Worship of the sky gods: Writer Scott Russell Sanders points out that Judaism, Christianity and Islam all began in the desert. They were created by people who lived in the open, and their god is a sky god who would be eclipsed by a canopy of trees. “In every civilization influenced by these faiths,” claims Sanders, “trees have been cut down not merely to secure wood for cooking and building or to clear ground for agriculture or to open vistas around settlements where predators might lurk, but to reveal the heavens.” Not only have we paid an environmental price for deforestation, but the temptation for people of these faiths is to deny “that we emerge from and wholly depend on nature” (Orion, November/December).

Test question: “In the name of patriotism and / the flag, how much of our beloved / land are you willing to desecrate? / List in the following spaces / the mountains, rivers, towns, farms / you could most readily do without” (from “Questionnaire” in Leavings: Poems, by Wendell Berry).

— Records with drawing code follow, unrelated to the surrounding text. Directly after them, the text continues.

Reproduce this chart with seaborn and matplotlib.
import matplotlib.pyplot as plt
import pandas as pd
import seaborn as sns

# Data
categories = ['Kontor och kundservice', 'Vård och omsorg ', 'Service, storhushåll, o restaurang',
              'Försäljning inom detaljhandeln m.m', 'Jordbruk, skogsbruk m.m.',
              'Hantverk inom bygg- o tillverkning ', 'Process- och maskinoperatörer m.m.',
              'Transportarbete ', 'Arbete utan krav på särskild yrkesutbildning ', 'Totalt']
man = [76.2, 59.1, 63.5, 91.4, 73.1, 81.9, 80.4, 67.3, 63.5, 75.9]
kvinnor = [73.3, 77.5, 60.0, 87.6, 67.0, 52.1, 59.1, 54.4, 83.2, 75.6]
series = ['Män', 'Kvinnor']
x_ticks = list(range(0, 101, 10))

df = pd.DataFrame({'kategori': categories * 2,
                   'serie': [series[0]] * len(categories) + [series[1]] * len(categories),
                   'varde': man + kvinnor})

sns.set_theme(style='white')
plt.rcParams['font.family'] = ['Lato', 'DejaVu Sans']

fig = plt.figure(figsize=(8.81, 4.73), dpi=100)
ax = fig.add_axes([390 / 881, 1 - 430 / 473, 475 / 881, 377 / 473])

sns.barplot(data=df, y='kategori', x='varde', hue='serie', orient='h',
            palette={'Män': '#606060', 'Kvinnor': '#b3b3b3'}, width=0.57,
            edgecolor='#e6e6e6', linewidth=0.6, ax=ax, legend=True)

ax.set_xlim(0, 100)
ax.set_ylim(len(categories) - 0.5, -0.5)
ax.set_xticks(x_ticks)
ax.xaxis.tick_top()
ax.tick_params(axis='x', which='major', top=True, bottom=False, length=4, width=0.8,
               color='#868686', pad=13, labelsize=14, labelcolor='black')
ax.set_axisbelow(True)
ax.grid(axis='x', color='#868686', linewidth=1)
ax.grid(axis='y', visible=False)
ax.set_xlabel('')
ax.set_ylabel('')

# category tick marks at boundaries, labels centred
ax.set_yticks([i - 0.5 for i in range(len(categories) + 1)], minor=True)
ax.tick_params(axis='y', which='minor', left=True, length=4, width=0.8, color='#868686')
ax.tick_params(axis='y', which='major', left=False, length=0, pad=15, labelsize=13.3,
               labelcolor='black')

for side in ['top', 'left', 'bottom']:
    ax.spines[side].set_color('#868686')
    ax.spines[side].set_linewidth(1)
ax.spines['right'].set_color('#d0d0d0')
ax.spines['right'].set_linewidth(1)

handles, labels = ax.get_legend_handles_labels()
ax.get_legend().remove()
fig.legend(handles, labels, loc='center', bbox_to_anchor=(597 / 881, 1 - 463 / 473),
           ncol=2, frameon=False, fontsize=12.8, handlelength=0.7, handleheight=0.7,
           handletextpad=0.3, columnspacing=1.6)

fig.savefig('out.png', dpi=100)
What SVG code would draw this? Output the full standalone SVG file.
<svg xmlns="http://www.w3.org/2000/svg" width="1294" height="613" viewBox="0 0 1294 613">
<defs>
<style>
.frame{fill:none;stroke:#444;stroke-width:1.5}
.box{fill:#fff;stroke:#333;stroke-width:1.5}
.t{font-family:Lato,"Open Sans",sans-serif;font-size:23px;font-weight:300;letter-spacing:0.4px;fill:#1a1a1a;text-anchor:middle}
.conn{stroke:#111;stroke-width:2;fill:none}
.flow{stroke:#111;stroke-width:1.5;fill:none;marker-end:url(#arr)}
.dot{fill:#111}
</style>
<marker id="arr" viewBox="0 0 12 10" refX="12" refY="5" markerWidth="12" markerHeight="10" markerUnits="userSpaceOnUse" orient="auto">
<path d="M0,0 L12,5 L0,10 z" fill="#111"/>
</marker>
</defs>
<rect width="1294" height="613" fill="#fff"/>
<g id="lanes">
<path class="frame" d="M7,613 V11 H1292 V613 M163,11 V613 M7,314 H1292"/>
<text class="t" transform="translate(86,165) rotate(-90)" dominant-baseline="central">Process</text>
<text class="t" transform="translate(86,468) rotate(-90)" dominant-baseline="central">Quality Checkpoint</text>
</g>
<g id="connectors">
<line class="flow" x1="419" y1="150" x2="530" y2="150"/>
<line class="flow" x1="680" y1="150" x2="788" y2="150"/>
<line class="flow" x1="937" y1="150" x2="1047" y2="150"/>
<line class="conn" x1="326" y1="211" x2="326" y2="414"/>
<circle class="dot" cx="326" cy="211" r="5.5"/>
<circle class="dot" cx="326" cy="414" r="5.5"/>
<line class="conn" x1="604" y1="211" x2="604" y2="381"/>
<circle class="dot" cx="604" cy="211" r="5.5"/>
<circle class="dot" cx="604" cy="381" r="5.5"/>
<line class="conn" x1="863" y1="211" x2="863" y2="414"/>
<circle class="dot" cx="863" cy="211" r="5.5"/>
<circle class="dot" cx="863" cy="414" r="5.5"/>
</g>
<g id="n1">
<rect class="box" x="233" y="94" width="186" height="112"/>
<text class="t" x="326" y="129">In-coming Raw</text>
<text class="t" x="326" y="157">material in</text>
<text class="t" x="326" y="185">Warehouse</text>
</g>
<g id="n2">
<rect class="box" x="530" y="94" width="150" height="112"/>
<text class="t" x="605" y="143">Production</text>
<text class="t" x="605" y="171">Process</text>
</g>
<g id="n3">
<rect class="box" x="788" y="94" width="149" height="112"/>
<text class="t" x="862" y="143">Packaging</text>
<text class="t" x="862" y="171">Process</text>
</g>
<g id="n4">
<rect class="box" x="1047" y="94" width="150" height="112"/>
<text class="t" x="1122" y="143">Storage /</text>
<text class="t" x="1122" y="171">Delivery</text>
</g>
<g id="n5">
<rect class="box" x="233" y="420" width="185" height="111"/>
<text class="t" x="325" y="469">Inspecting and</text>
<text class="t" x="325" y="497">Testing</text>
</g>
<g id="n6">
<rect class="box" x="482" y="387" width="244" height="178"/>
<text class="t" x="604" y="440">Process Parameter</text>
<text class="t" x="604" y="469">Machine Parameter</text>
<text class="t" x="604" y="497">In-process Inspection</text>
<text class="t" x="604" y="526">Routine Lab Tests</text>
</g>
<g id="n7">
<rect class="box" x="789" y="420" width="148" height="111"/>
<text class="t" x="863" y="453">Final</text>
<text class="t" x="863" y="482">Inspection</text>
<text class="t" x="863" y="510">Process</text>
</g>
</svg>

Signs of the times: After 9/11 the cheerleaders at high school football games in Fort Oglethorpe, Georgia, started writing religious messages like “Commit to the Lord” on their banners. But that tradition ended when a parent warned the school that the practice could violate the First Amendment. Now fans in the stands have taken up the religious cause, holding up signs with Bible verses and messages at games. The woman who issued the warning, a graduate student at Jerry Falwell’s Liberty University, said she was trying to protect the school from litigation (New York Times, October 27).

Wedding on wheels: If you don’t have time to go to church to be married, you can hire Darrell Best of Shelbyville, Illinois. He’ll come to you with his wedding chapel on wheels. Converted from an old fire engine, the chapel has several pews, plexiglass windows that look like stained glass and a sound system disguised as a pipe organ. The fee is a mere $200 plus $2 per mile roundtrip. You needn’t worry about getting to the church on time (ABCNews.com).